Introduction to Switzerland

Think of Switzerland and you think mountains, banking, chocolate, cheese, the Swiss Guard and The League of Nations. In fact, Switzerland is home to Europe's tallest mountain peak, the world's fourth largest stock market, the world's largest gold bullion market, hase more banks per capita than any other country in the world, is deeply rooted in Alpine dairy products and was the place where the League of Nations treaty was signed. This, however, was not always the case.


Zurich, for example, was established as a Roman custom post called Turicum back in 15 BC. (Today Zurich is a very stylish European city, as well as, the headquarters for the Swiss National Bank). In the center of Zurich is the "schipfe," or old town.  Back in the middle ages this was the transfer point for merchandise moving through Europe. Today the schipfe is a great place to walk, shop or eat.

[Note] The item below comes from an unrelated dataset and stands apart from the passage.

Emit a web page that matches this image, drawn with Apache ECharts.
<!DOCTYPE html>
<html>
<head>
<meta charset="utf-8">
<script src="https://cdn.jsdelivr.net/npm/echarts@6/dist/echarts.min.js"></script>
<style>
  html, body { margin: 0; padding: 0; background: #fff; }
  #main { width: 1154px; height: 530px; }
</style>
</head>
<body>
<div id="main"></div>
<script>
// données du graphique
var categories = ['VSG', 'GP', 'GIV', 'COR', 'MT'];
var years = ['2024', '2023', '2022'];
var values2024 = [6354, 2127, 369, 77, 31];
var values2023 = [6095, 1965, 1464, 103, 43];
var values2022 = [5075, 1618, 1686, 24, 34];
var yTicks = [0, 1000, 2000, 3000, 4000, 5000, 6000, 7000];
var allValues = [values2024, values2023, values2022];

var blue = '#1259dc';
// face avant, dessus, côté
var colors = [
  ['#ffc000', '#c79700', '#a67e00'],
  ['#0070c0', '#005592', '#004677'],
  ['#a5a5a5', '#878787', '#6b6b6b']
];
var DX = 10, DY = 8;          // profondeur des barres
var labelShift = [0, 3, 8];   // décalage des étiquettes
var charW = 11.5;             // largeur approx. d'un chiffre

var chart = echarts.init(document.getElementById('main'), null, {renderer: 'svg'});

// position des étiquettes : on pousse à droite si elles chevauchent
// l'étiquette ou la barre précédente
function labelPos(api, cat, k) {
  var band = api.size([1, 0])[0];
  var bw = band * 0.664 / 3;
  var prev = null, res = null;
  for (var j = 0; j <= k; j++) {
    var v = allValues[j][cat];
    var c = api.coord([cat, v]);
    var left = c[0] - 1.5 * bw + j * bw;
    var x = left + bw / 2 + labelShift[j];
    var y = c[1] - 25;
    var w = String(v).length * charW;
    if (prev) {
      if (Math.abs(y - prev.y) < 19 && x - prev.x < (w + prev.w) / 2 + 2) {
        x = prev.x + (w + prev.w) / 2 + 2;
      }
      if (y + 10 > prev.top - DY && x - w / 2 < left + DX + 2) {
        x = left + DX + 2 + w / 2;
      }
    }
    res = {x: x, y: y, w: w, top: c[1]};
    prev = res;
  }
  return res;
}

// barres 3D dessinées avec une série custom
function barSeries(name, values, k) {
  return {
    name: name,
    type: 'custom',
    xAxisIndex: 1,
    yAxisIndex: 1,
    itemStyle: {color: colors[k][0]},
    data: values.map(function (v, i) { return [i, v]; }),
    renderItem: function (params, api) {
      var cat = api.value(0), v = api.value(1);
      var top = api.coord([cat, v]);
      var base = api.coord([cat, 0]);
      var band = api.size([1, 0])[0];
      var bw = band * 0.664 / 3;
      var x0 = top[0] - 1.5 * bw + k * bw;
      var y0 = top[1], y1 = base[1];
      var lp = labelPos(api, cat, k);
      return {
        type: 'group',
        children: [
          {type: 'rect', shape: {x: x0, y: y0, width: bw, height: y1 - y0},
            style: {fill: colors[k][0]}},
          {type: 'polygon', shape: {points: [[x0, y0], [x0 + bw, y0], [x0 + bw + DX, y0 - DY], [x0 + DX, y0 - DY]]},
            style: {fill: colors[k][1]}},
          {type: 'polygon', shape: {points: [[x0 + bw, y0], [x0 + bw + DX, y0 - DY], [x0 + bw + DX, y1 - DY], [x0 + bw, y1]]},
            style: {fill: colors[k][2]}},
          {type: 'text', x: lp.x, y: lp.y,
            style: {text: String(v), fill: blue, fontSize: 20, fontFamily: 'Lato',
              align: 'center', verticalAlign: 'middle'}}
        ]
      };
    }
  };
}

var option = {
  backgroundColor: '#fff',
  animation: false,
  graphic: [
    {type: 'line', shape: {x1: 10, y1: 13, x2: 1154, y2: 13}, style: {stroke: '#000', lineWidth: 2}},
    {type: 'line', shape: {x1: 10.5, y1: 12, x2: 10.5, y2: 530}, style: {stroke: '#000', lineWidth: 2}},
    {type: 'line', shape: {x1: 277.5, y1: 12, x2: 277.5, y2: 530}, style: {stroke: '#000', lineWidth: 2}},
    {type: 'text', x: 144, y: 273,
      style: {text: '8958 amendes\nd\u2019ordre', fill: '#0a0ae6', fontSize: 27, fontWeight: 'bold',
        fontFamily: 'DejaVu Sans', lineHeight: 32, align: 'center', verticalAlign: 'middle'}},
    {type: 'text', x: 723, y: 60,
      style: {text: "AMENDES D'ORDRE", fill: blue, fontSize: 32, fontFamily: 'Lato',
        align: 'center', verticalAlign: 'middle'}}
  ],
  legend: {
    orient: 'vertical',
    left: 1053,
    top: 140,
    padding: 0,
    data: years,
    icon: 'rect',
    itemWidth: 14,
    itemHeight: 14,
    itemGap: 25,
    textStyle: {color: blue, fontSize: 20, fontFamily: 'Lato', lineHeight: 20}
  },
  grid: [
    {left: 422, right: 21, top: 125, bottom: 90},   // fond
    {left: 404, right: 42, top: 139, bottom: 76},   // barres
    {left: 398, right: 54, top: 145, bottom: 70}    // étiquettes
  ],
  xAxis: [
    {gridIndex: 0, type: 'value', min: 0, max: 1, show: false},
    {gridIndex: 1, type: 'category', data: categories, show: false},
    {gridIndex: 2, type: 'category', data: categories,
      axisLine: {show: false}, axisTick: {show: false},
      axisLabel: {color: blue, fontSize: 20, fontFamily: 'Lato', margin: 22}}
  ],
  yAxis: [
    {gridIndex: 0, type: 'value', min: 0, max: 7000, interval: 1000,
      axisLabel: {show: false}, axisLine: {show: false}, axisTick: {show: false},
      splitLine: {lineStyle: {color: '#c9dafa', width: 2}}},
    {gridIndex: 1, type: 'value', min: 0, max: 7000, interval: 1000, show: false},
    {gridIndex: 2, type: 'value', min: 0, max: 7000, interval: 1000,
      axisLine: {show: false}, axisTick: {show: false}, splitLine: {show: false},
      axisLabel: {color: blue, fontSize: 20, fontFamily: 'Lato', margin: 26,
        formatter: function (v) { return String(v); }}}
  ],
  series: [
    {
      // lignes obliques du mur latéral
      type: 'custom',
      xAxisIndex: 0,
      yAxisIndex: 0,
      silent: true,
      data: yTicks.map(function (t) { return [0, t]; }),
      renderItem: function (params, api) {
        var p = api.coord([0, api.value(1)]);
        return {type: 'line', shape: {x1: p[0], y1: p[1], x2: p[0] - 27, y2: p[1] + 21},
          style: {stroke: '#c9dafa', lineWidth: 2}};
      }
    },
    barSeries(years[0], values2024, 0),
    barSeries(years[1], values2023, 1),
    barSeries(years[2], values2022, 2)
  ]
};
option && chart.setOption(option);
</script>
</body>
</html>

The food in Switzerland is influenced by German, French and Italian cuisine's. When you think about the food of Switzerland you think about Cheese, chocolate, fondue and schnitzel. Fondue comes in three varieties: Swiss fondue, French fondue and Asian fondue also called a hot pot. Melting cheese in a pot and dipping crusts of bread into the melted cheese makes Swiss fondue. French fondue is exactly the same only as Swiss fondue you dip small cubes of meat into the melted cheese. A hot pot is meat cooked in a broth. Another Swiss food is the schnitzel and that starts with a good veal. When you visit Zurich and are walking through the schipfe, stop in at the Bierhalle Wolfe where they serve the best fondue, schnitzel and cold beer.


While you are traveling around Switzerland you will certainly want to visit Lucerne.  Popular for the cobble-paved streets, garden courtyards and medieval square with little houses, old churches and ancient guild halls, Lucerne is located in central Switzerland and was once a medieval fishing village. We arrived in Lucerne by the Swiss rail, which is one of the most comfortable and safest ways to travel and the rail system runs on clockwork punctuality. 

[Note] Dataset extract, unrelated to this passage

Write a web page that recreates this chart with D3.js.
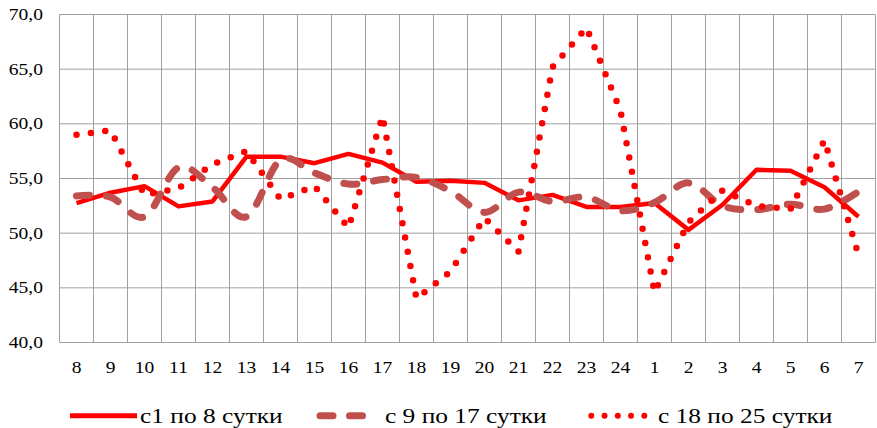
<!DOCTYPE html>
<html>
<head>
<meta charset="utf-8">
<script src="https://cdn.jsdelivr.net/npm/d3@7"></script>
<style>
  body { margin: 0; background: #fff; }
  text { font-family: 'Liberation Serif', 'Times New Roman', serif; fill: #000; }
</style>
</head>
<body>
<svg id="svg-chart" width="877" height="428"></svg>
<script>
const categories = ['8', '9', '10', '11', '12', '13', '14', '15', '16', '17', '18', '19', '20',
  '21', '22', '23', '24', '1', '2', '3', '4', '5', '6', '7'];
const yTicks = [40, 45, 50, 55, 60, 65, 70];
const seriesNames = ['с1 по 8 сутки', 'с 9 по 17 сутки', 'с 18 по 25 сутки'];

const days1to8 = [52.75, 53.7, 54.3, 52.45, 52.9, 57.0, 57.0, 56.4, 57.25, 56.45, 54.7, 54.8,
  54.6, 53.0, 53.5, 52.4, 52.4, 52.75, 50.3, 52.6, 55.8, 55.7, 54.2, 51.5];
const days9to17 = [53.4, 53.3, 51.5, 56.0, 54.2, 51.5, 56.7, 55.5, 54.5, 54.9, 55.1, 53.85,
  51.9, 53.75, 52.9, 53.3, 52.05, 52.8, 54.6, 52.5, 52.15, 52.65, 52.2, 53.8];
const days18to25 = [59.0, 59.4, 53.5, 54.1, 56.3, 57.5, 53.1, 54.3, 50.5, 60.7, 44.0, 46.5,
  51.4, 48.3, 65.2, 68.8, 61.2, 44.6, 51.0, 53.9, 52.5, 52.2, 58.5, 48.0];

const width = 877;
const height = 428;
const margin = { top: 14.5, right: 1.5, bottom: 85.5, left: 59.5 };

const x = d3.scaleBand()
  .domain(categories)
  .range([margin.left, width - margin.right]);

const y = d3.scaleLinear()
  .domain([40, 70])
  .range([height - margin.bottom, margin.top]);

const fmt = d => d3.format('.1f')(d).replace('.', ',');

const svg = d3.select('#svg-chart')
  .attr('viewBox', [0, 0, width, height]);

// grid
const grid = svg.append('g')
  .attr('stroke', '#a0a0a0')
  .attr('stroke-width', 1);

grid.selectAll('line.h')
  .data(yTicks)
  .join('line')
  .attr('class', 'h')
  .attr('x1', margin.left)
  .attr('x2', width - margin.right)
  .attr('y1', d => y(d))
  .attr('y2', d => y(d));

grid.selectAll('line.v')
  .data(categories.map(c => x(c)).concat([width - margin.right]))
  .join('line')
  .attr('class', 'v')
  .attr('x1', d => d)
  .attr('x2', d => d)
  .attr('y1', y(70))
  .attr('y2', y(40));

// axis labels
svg.append('g')
  .attr('font-size', 16)
  .attr('text-anchor', 'end')
  .selectAll('text')
  .data(yTicks)
  .join('text')
  .attr('transform', d => `translate(43,${y(d) + 5.5}) scale(1.22,1)`)
  .text(fmt);

svg.append('g')
  .attr('font-size', 16)
  .attr('text-anchor', 'middle')
  .selectAll('text')
  .data(categories)
  .join('text')
  .attr('transform', d => `translate(${x(d) + x.bandwidth() / 2},372.5) scale(1.22,1)`)
  .text(d => d);

// series
const cx = (d, i) => x(categories[i]) + x.bandwidth() / 2;

const styles = [
  { color: '#ff0000', width: 4.5, dash: null, cap: 'butt', curve: d3.curveLinear },
  { color: '#c0504d', width: 7, dash: '13 17', cap: 'round', curve: d3.curveCardinal.tension(0) },
  { color: '#ff0000', width: 6.5, dash: '0 14.5', cap: 'round', curve: d3.curveLinear }
];

[days1to8, days9to17, days18to25].forEach((values, k) => {
  const s = styles[k];
  svg.append('path')
    .datum(values)
    .attr('fill', 'none')
    .attr('stroke', s.color)
    .attr('stroke-width', s.width)
    .attr('stroke-linecap', s.cap)
    .attr('stroke-linejoin', 'round')
    .attr('stroke-dasharray', s.dash)
    .attr('d', d3.line()
      .curve(s.curve)
      .x(cx)
      .y(d => y(d)));
});

// legend
const legendItems = [
  { x0: 70, x1: 137, tx: 140, dash: null, cap: 'butt', width: 5 },
  { x0: 320, x1: 379, tx: 385, dash: '13 16.5', cap: 'round', width: 7 },
  { x0: 591.3, x1: 645, tx: 658, dash: '0 13.25', cap: 'round', width: 6 }
];

const legend = svg.append('g');

legendItems.forEach((it, k) => {
  legend.append('line')
    .attr('x1', it.x0)
    .attr('x2', it.x1)
    .attr('y1', 415.7)
    .attr('y2', 415.7)
    .attr('stroke', styles[k].color)
    .attr('stroke-width', it.width)
    .attr('stroke-linecap', it.cap)
    .attr('stroke-dasharray', it.dash);

  legend.append('text')
    .attr('font-size', 21)
    .attr('transform', `translate(${it.tx},423) scale(1.21,1)`)
    .text(seriesNames[k]);
});
</script>
</body>
</html>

Lucerne is a bit hilly and sits on the edge of a lake. It is a city of bridges for the Reuss River splits the city in two. There are five walking bridges, which cross the Reuss, including two world-famous covered

Lucerne and bridge

bridges. The Chapel Bridge was built in 1300 and formed part of the cities original fortifications. It is famous for its paintings on the wall of the bridge telling little stories and depicting saints, legends and battles.  The Mill Bridge, built much later in 1408, got its name because chaffs of wheat were thrown into the river at this point and allowed to float to the mill below. This bridge is famous for "Dance of Death" paintings complete with grinning skeletons leading the townspeople to their doom during the time of the black plague.

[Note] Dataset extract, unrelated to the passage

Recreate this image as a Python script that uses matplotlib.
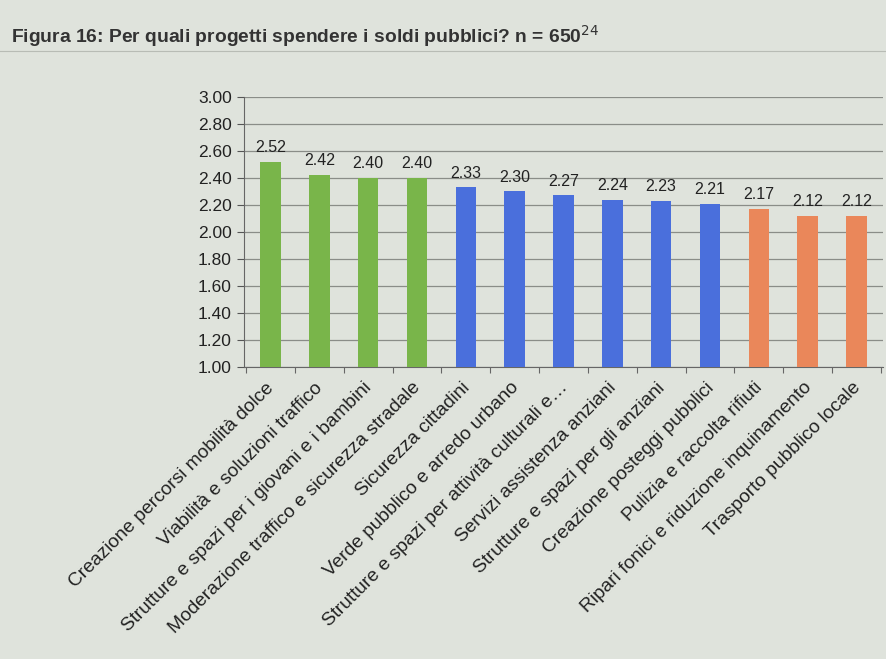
import matplotlib.pyplot as plt
from matplotlib.ticker import FormatStrFormatter

plt.rcParams["font.family"] = ["Liberation Sans", "DejaVu Sans"]

# ─────────────────────────────────────────────
# DATA
# ─────────────────────────────────────────────
categories = [
    "Creazione percorsi mobilità dolce",
    "Viabilità e soluzioni traffico",
    "Strutture e spazi per i giovani e i bambini",
    "Moderazione traffico e sicurezza stradale",
    "Sicurezza cittadini",
    "Verde pubblico e arredo urbano",
    "Strutture e spazi per attività culturali e…",
    "Servizi assistenza anziani",
    "Strutture e spazi per gli anziani",
    "Creazione posteggi pubblici",
    "Pulizia e raccolta rifiuti",
    "Ripari fonici e riduzione inquinamento",
    "Trasporto pubblico locale",
]
values = [2.52, 2.42, 2.40, 2.40, 2.33, 2.30, 2.27, 2.24, 2.23, 2.21, 2.17, 2.12, 2.12]
groups = ["g"] * 4 + ["b"] * 6 + ["o"] * 3
y_ticks = [1.00, 1.20, 1.40, 1.60, 1.80, 2.00, 2.20, 2.40, 2.60, 2.80, 3.00]

group_colors = {"g": "#79b54a", "b": "#4a6fdc", "o": "#ea875a"}
bg = "#dfe3dc"

# ─────────────────────────────────────────────
# DRAW
# ─────────────────────────────────────────────
fig = plt.figure(figsize=(8.86, 6.59), dpi=100, facecolor=bg)
ax = fig.add_axes([0.275, 0.443, 0.722, 0.41])
ax.set_facecolor(bg)

x = range(len(categories))
colors = [group_colors[g] for g in groups]
ax.bar(x, [v - 1.0 for v in values], bottom=1.0, width=0.42,
       color=colors, zorder=3)

for xi, v in zip(x, values):
    ax.text(xi, v + 0.05, f"{v:.2f}", ha="center", va="bottom",
            fontsize=11.5, color="#222222")

ax.set_xlim(-0.55, len(categories) - 0.45)
ax.set_ylim(1.0, 3.0)
ax.set_yticks(y_ticks)
ax.yaxis.set_major_formatter(FormatStrFormatter("%.2f"))
ax.tick_params(axis="y", length=5, labelsize=12.5, color="#555555",
               labelcolor="#222222")
ax.grid(axis="y", color="#8a8d88", linewidth=0.9, zorder=0)

ax.set_xticks([i - 0.5 for i in range(len(categories) + 1)])
ax.set_xticklabels([])
ax.tick_params(axis="x", length=4, color="#666666")

# rotated category labels, right end hanging just below each bar
for xi, lab in zip(x, categories):
    ax.text(xi - 0.1, -0.045, lab, rotation=45, ha="right", va="top",
            rotation_mode="anchor", fontsize=13.8,
            color="#222222", transform=ax.get_xaxis_transform())

for side in ["top", "right"]:
    ax.spines[side].set_visible(False)
ax.spines["left"].set_color("#666666")
ax.spines["bottom"].set_color("#666666")

fig.text(0.012, 0.945, "Figura 16: Per quali progetti spendere i soldi pubblici? n = 650$^{24}$",
         fontsize=13.9, fontweight="bold", color="#333333", va="center")
fig.add_artist(plt.Line2D([0.0, 1.0], [0.922, 0.922], color="#b8bcb5",
                          linewidth=0.8, transform=fig.transFigure))

fig.savefig("out.png", dpi=100, facecolor=bg)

The city of Lucerne also dates back to Roman times and remained a Roman Catholic city during the Protestant Revolution that swept through Europe during much of the 14th and 15th centuries. The city is called the city of lights and the names goes back to its founding. According to legend the city's first settlers were lost in the dark. An angel appeared holding a lamp. It was on that spot that the first chapel was built in honor of St. Nicholas, the patron saint of fishermen.

The Dying Lion of Luzern

As you continue walking through Lucerne you will eventually come upon its saddest and most moving monument, that of the Dying Lion. Built out of natural rock the lion commemorates the heroic death of Swiss mercenaries who died defending the crown of King Louis XVI of France in 1792. Looking at this monument you can begin to understand the ideas that led to the founding of the Swiss Red Cross a half-century later.

Red Cross Museum

The Red Cross Museum in, in fact, in Geneva.  In 1859 Napoleon waged the Battle of Solferino, a battle in which 40,000 men were killed or wounded and is still considered the most murderous battle in history. It was the day after this battle that Henri Durant began writing a deeply moving book titled " A Souvenir of Solferino" where he first floated the idea of a corps of voluntary nurses to care for the wounded in wartime. These nurses would be recognized and respected through an international agreement. On August 22, 1864, the First Convention of Geneva was accepted and signed by 16 nations. The foundation for the International Red Cross was in place. In 1901 Henri Durant was awarded a Noble Peace Prize. If you visit the city of Geneva you can visit the museum dedicated to this man and the organization.

The museum will introduce you to a universe of love and hate, of rifts and solidarity.  A slide show depicting the Battle of Solferino is both poignant and troubling. Walking through the museum your emotions will run the gamut from disgust to revolution.  There are scenes depicting killings, mass genocide's, sickness, famine and catastrophes. There is even a display teaching kids how to identify land mines. There is also on display a red cross package from World War II. This is dedicated to the men and women who gave their time and sometimes their lives to aid, comfort and care for their fellow humans - all in the hope of world peace.